We got an anonymous letter from two admitted Protestants about a play they saw that struck them as profoundly anti-Catholic. “Confessional” is a one-act play by a professor at William Paterson University in Wayne, New Jersey. His work, which was performed over the summer at the Chatham Playhouse in Chatham, New Jersey, was branded by the offend couple as “Catholic bashing” and “disgusting.”
According to the couple, “there’s an older, alcoholic, homosexual ex-communicated former priest” who begs a younger priest for more booze. He is told he’ll get his drink on condition that he delivers the neighborhood whore to his doorstep. This is followed by lewd comments, crotch-grabbing, etc.
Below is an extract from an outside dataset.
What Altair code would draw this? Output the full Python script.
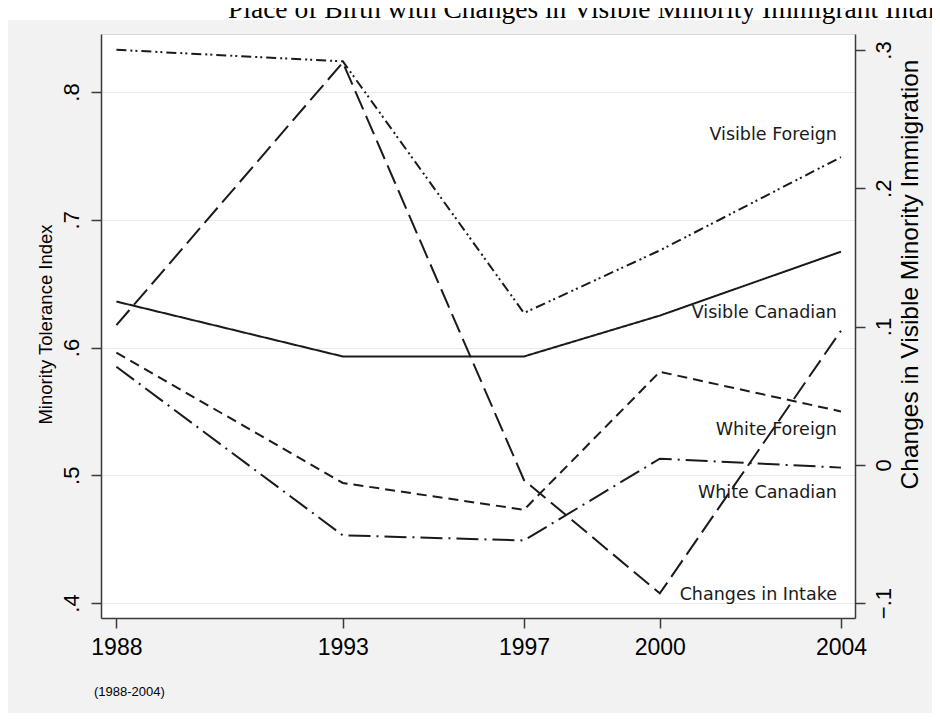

We called the good professor and asked him if this was an accurate rendition of his work. Of course he said no, and insisted that his intent was to depict two priests—one of them admittedly a “fallen priest”—still struggling to do good and overcome temptation.
It is our position that intent doesn’t empty the issue: what matters is whether a reasonable practicing Catholic might be rightly be offended. Since few who offend will own up, our job is to made determinations based on effect.
When we asked for a copy of the script, we hit a brick wall. “No,” said the English professor, that might “violate my civil rights.” He did not explain how this would be possible and simply invited us to see the play.
As we said, we can’t keep up with everything, so we never did make it to the play (there were only four performances anyway). But given his touchy reaction when asked to see the script, you decide whether he had something to hide.